▶ _Task goal_
Retype, word for word, the lines between the ones holding "Write the Bokeh code for this chart." and "from bokeh.resources import INLINE", inclusive; pictures stay out of the copy.

▶ _Code that draws figures_
◇ ◇ ◇
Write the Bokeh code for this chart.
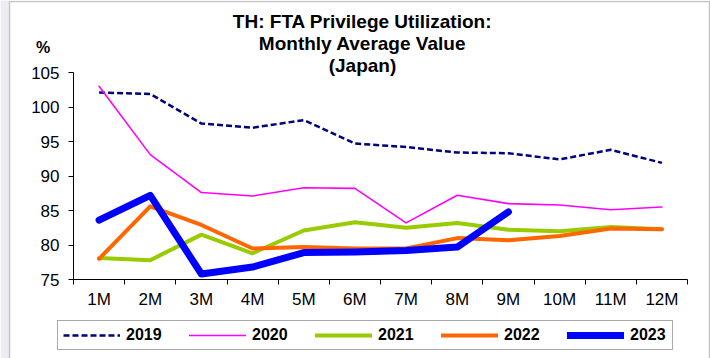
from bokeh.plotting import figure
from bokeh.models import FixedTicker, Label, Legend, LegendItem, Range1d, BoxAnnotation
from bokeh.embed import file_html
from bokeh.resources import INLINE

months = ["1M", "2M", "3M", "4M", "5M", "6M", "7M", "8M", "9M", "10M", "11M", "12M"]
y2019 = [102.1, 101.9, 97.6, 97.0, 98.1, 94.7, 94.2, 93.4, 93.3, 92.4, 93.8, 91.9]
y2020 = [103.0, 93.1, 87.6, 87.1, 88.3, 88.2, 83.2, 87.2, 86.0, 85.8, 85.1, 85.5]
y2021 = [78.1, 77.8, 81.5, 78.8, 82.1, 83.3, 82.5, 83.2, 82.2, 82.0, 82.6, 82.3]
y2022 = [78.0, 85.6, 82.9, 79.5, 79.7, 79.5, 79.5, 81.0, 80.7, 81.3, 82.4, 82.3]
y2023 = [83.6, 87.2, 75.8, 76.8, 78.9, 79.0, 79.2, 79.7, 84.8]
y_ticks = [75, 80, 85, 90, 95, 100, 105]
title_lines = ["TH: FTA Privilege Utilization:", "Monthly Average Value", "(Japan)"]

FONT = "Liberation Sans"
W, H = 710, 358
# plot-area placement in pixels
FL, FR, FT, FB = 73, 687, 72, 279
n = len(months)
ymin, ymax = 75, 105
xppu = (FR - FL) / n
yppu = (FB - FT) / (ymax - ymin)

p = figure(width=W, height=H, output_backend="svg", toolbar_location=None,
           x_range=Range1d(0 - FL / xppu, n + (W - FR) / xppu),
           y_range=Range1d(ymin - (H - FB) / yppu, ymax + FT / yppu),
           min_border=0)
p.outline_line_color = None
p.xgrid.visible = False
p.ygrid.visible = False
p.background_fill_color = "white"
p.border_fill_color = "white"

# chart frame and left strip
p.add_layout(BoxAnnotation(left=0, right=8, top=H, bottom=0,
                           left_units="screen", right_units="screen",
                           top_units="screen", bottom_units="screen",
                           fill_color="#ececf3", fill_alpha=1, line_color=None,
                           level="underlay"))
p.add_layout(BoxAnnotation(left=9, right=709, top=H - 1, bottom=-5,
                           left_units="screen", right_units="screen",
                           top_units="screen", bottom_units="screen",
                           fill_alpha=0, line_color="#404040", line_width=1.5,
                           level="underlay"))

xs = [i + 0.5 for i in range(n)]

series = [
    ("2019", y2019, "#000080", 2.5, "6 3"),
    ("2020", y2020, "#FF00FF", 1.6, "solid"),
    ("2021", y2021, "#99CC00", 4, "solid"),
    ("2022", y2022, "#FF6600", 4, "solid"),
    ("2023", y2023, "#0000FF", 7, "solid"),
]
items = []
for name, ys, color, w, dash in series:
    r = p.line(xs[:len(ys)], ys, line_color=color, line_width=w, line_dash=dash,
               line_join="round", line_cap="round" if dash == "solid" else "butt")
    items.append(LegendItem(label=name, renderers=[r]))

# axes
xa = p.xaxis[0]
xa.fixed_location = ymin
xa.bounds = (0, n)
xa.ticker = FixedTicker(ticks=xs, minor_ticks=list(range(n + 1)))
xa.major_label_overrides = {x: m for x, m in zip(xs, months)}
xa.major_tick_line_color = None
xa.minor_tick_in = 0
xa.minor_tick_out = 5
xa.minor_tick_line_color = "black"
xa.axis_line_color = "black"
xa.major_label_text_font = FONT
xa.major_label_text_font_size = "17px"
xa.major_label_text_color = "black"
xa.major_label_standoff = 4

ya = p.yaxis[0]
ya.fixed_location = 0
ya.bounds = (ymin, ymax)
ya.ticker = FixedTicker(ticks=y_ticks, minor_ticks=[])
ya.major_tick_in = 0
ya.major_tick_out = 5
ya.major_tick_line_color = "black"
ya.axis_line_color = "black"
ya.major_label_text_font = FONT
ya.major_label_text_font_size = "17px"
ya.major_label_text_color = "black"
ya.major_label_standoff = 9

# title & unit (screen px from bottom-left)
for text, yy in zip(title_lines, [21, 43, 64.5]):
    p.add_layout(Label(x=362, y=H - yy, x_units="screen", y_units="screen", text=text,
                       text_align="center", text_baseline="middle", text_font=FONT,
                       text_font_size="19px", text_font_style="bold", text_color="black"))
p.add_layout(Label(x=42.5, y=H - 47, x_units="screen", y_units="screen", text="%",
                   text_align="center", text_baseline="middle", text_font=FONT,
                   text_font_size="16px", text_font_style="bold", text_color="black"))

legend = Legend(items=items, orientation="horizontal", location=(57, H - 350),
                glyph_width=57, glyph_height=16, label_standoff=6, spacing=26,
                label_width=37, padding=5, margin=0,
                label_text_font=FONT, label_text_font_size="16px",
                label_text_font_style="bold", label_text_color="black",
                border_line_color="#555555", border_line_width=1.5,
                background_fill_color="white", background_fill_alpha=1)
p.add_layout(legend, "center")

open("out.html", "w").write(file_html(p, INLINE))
◇ ◇ ◇
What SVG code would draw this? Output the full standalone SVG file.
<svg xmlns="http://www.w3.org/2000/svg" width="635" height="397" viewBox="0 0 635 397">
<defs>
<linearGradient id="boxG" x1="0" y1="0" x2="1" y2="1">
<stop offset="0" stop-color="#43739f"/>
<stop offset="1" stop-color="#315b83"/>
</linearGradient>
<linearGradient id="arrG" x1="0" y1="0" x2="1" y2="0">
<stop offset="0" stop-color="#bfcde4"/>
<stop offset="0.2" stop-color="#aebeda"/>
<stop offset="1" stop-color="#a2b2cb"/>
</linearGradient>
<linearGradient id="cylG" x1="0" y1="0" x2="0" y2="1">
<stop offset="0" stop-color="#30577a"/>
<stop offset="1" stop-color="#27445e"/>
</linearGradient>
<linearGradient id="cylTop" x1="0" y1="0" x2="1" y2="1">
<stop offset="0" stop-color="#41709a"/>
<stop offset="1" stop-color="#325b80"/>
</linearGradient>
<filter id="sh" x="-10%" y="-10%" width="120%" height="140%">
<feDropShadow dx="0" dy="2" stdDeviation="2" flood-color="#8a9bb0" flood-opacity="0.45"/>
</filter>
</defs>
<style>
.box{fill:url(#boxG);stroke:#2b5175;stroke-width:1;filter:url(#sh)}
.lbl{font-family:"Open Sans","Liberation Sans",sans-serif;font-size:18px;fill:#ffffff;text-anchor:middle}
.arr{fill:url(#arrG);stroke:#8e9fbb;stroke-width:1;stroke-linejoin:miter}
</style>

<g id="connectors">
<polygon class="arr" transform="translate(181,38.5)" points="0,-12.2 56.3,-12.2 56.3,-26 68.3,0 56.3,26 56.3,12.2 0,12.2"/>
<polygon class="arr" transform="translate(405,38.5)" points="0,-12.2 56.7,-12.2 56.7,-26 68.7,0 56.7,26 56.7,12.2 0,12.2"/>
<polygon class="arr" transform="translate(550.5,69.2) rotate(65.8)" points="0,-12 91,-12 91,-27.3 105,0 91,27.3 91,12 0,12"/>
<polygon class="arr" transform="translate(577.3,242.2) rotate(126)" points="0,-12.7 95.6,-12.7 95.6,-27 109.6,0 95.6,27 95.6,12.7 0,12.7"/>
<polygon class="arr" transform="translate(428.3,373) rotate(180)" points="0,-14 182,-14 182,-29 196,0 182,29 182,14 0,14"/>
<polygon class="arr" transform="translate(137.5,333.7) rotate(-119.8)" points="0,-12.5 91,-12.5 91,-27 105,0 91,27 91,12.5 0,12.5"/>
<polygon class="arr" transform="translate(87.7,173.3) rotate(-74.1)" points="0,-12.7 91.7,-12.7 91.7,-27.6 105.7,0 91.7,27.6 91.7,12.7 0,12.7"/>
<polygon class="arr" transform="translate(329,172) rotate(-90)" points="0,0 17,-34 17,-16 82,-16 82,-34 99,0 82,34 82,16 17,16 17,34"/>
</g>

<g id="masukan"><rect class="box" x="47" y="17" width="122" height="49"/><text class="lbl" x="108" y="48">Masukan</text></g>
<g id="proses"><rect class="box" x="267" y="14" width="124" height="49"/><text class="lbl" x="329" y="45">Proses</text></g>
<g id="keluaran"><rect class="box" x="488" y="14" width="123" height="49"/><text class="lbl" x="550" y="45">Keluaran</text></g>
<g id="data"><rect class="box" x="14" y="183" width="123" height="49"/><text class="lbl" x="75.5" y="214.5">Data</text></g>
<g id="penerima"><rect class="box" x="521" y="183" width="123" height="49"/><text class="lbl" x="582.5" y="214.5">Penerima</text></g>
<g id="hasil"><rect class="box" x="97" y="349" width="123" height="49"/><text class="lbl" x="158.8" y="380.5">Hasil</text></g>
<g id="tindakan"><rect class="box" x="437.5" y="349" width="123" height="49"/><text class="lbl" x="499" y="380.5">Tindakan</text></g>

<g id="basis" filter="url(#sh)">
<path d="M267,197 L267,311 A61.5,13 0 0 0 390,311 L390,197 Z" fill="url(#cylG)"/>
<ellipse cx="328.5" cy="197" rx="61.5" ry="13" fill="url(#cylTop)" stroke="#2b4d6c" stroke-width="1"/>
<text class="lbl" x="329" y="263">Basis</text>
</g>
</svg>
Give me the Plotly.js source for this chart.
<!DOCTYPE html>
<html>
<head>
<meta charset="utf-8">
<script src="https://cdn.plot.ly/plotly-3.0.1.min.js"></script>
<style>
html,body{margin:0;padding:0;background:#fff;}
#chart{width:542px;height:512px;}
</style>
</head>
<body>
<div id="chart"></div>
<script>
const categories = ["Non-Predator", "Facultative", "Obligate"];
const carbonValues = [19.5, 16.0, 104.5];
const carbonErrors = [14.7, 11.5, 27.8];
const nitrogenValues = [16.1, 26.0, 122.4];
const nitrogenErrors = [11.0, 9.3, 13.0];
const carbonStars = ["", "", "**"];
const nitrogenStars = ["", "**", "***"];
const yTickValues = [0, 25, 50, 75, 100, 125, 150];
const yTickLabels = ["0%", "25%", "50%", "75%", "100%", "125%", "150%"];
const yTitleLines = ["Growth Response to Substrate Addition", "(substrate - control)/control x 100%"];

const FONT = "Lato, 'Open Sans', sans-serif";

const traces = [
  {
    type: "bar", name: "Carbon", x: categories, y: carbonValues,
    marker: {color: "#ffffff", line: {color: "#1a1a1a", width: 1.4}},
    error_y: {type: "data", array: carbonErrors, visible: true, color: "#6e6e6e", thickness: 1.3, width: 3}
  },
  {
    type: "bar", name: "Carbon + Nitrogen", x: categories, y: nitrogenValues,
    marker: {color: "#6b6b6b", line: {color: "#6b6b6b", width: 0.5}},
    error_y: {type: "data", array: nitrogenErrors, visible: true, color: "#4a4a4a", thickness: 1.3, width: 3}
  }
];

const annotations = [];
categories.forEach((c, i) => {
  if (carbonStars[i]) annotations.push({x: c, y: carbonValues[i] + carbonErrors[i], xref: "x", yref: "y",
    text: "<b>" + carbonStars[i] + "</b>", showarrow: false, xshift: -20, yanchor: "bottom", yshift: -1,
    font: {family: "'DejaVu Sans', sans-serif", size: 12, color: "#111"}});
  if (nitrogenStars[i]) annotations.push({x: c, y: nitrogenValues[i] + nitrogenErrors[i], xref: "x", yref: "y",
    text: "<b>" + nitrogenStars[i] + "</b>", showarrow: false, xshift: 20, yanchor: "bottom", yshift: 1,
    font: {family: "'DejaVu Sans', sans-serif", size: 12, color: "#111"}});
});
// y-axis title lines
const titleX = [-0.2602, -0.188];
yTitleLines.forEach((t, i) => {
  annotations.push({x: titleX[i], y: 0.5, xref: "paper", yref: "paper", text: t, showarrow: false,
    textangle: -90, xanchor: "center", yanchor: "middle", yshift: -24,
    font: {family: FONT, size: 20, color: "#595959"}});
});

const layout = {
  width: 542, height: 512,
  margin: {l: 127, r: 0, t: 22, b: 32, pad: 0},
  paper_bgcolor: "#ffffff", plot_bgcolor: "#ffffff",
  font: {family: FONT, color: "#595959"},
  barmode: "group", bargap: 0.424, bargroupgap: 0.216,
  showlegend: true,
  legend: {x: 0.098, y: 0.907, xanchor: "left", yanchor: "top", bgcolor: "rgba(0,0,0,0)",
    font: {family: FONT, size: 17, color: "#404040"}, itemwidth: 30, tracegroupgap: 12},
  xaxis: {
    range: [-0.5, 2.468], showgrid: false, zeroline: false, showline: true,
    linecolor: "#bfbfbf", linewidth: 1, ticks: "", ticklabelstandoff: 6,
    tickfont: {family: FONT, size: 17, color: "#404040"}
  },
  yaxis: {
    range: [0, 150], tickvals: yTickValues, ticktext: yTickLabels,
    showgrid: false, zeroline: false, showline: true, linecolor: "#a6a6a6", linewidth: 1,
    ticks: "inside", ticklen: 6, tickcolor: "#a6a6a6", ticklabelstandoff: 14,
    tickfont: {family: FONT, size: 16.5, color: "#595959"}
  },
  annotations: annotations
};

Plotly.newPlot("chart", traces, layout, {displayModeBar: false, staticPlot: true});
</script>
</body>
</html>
◇ ◇ ◇
▶ _Task result_
Write the Bokeh code for this chart.
from bokeh.plotting import figure
from bokeh.models import FixedTicker, Label, Legend, LegendItem, Range1d, BoxAnnotation
from bokeh.embed import file_html
from bokeh.resources import INLINE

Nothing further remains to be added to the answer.